Print the records below exactly, starting at the first line and stopping after the line that contains "import plotly.graph_objects as go". Leave out any pictures.

====== Data entries

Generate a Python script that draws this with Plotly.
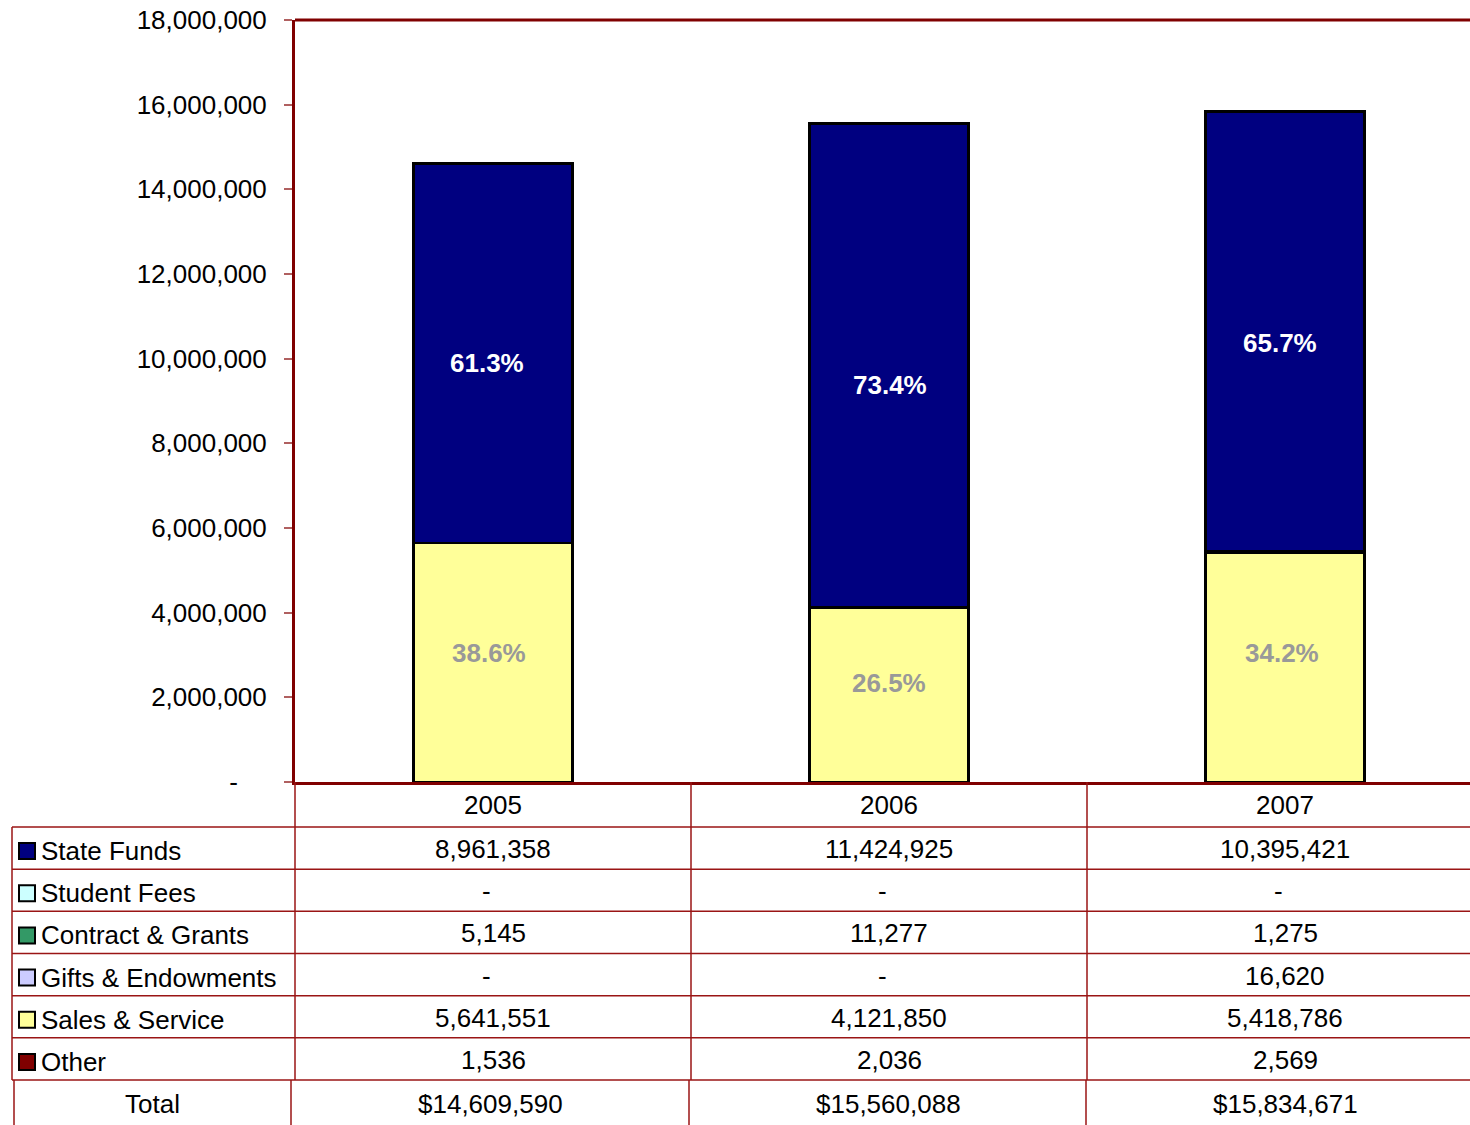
import plotly.graph_objects as go

# ---------------- data ----------------
years = ["2005", "2006", "2007"]
series_names = ["State Funds", "Student Fees", "Contract & Grants",
                "Gifts & Endowments", "Sales & Service", "Other"]
state_funds = [8961358, 11424925, 10395421]
student_fees = [0, 0, 0]
contract_grants = [5145, 11277, 1275]
gifts_endowments = [0, 0, 16620]
sales_service = [5641551, 4121850, 5418786]
other = [1536, 2036, 2569]
totals = [14609590, 15560088, 15834671]
state_pct = [61.3, 73.4, 65.7]
sales_pct = [38.6, 26.5, 34.2]
ytick_vals = [0, 2000000, 4000000, 6000000, 8000000, 10000000,
              12000000, 14000000, 16000000, 18000000]

series_values = [state_funds, student_fees, contract_grants,
                 gifts_endowments, sales_service, other]

# ---------------- styles ----------------
colors = ["#000080", "#CCFFFF", "#339966", "#CCCCFF", "#FFFF99", "#800000"]
FONT = "Liberation Sans, Arial, sans-serif"
FS = 26
RED = "#800000"
GRID = "#9A1515"
W, H = 1470, 1125
L, R, T, B = 295, 0, 20, 343
PW = W - L - R
PH = H - T - B

def px(x):
    return (x - L) / PW

def py(y):
    return (H - B - y) / PH

NBSP = "\u00a0"

def fmt(v):
    return "-" + NBSP * 2 if v == 0 else f"{v:,}"

fig = go.Figure()

# stack: bottom is last series (Other), top is State Funds
for name, vals, col in reversed(list(zip(series_names, series_values, colors))):
    fig.add_trace(go.Bar(
        x=years, y=vals, name=name, marker_color=col,
        marker_line=dict(color="black", width=2.5), showlegend=False,
        hoverinfo="x+y+name"))

annotations = []
shapes = []

# percentage labels (label offsets in pixels)
sf_dy = [-10, -20, -11]
ss_dy = [10, 12, 14]
sf_dx = [-6, 1, -5]
ss_dx = [-4, 0, -3]
for i, yr in enumerate(years):
    base_ss = other[i]
    ss_mid = base_ss + sales_service[i] / 2
    base_sf = other[i] + sales_service[i] + gifts_endowments[i] + contract_grants[i] + student_fees[i]
    sf_mid = base_sf + state_funds[i] / 2
    annotations.append(dict(
        x=i, y=sf_mid, xref="x", yref="y", showarrow=False, xshift=sf_dx[i],
        text=f"<b>{state_pct[i]:.1f}%</b>",
        font=dict(family=FONT, size=FS, color="white"), yshift=sf_dy[i]))
    annotations.append(dict(
        x=i, y=ss_mid, xref="x", yref="y", showarrow=False, xshift=ss_dx[i],
        text=f"<b>{sales_pct[i]:.1f}%</b>",
        font=dict(family=FONT, size=FS, color="#999999"), yshift=ss_dy[i]))

# ---------------- data table ----------------
col_centers = [493, 889, 1285]
total_centers = [490, 888, 1285]
row_top = 827
row_h = (1080 - 827) / 6

# header (years)
for c, yr in zip(col_centers, years):
    annotations.append(dict(x=px(c), y=py(805), xref="paper", yref="paper",
                            text=yr, showarrow=False, xanchor="center", yanchor="middle",
                            font=dict(family=FONT, size=FS, color="black")))

for r, (name, vals, col) in enumerate(zip(series_names, series_values, colors)):
    cy = row_top + row_h * (r + 0.5) + 3
    # swatch
    shapes.append(dict(type="rect", xref="paper", yref="paper",
                       x0=px(19), x1=px(35), y0=py(cy - 8), y1=py(cy + 8),
                       fillcolor=col, line=dict(color="black", width=2)))
    annotations.append(dict(x=px(39), y=py(cy), xref="paper", yref="paper",
                            text=name, showarrow=False, xanchor="left", yanchor="middle",
                            font=dict(family=FONT, size=FS, color="black")))
    for c, v in zip(col_centers, vals):
        annotations.append(dict(x=px(c), y=py(cy - 2), xref="paper", yref="paper",
                                text=fmt(v), showarrow=False, xanchor="center", yanchor="middle",
                                font=dict(family=FONT, size=FS, color="black")))

# total row
annotations.append(dict(x=px(152), y=py(1104), xref="paper", yref="paper",
                        text="Total", showarrow=False, xanchor="center", yanchor="middle",
                        font=dict(family=FONT, size=FS, color="black")))
for c, v in zip(total_centers, totals):
    annotations.append(dict(x=px(c), y=py(1104), xref="paper", yref="paper",
                            text=f"${v:,}", showarrow=False, xanchor="center", yanchor="middle",
                            font=dict(family=FONT, size=FS, color="black")))

# table grid lines
def hline(y, x0, x1, w=1.5):
    shapes.append(dict(type="line", xref="paper", yref="paper",
                       x0=px(x0), x1=px(x1), y0=py(y), y1=py(y),
                       line=dict(color=GRID, width=w)))

def vline(x, y0, y1, w=1.5):
    shapes.append(dict(type="line", xref="paper", yref="paper",
                       x0=px(x), x1=px(x), y0=py(y0), y1=py(y1),
                       line=dict(color=GRID, width=w)))

for r in range(7):
    hline(row_top + row_h * r, 12, 1470)
vline(12, row_top, 1080)
for x in [295, 691, 1087]:
    vline(x, 782, 1080)
for x in [14, 291, 689, 1086]:
    vline(x, 1080, 1125)

# plot top border
shapes.append(dict(type="line", xref="paper", yref="paper", x0=0, x1=1, y0=1, y1=1,
                   line=dict(color=RED, width=3)))

fig.update_layout(
    width=W, height=H,
    margin=dict(l=L, r=R, t=T, b=B, pad=0),
    barmode="stack", bargap=0.598,
    plot_bgcolor="white", paper_bgcolor="white",
    font=dict(family=FONT, size=FS, color="black"),
    annotations=annotations, shapes=shapes,
    xaxis=dict(type="category", showticklabels=False, showline=True, linecolor=RED,
               linewidth=3, ticks="", showgrid=False, zeroline=False,
               range=[-0.5, -0.5 + PW / 396]),
    yaxis=dict(range=[0, 18000000], tickvals=ytick_vals,
               ticktext=["-" + NBSP * 4] + [f"{v:,}" for v in ytick_vals[1:]],
               ticks="outside", ticklen=8, tickwidth=2, tickcolor="#B06060",
               showline=True, linecolor=RED, linewidth=3, showgrid=False,
               zeroline=False, tickfont=dict(family=FONT, size=FS, color="black"),
               ticklabelstandoff=12),
)

fig.write_html("out.html", config={"displayModeBar": False},
               post_script="document.body.style.margin='0';document.body.style.padding='0';")
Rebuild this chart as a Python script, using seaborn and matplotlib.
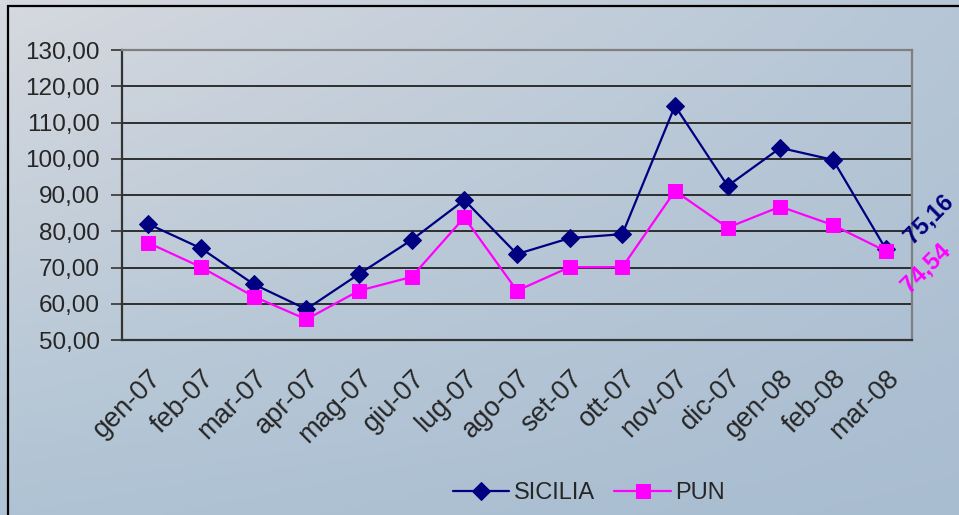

============

• Solution
Generate a Python script that draws this with Plotly.
import plotly.graph_objects as go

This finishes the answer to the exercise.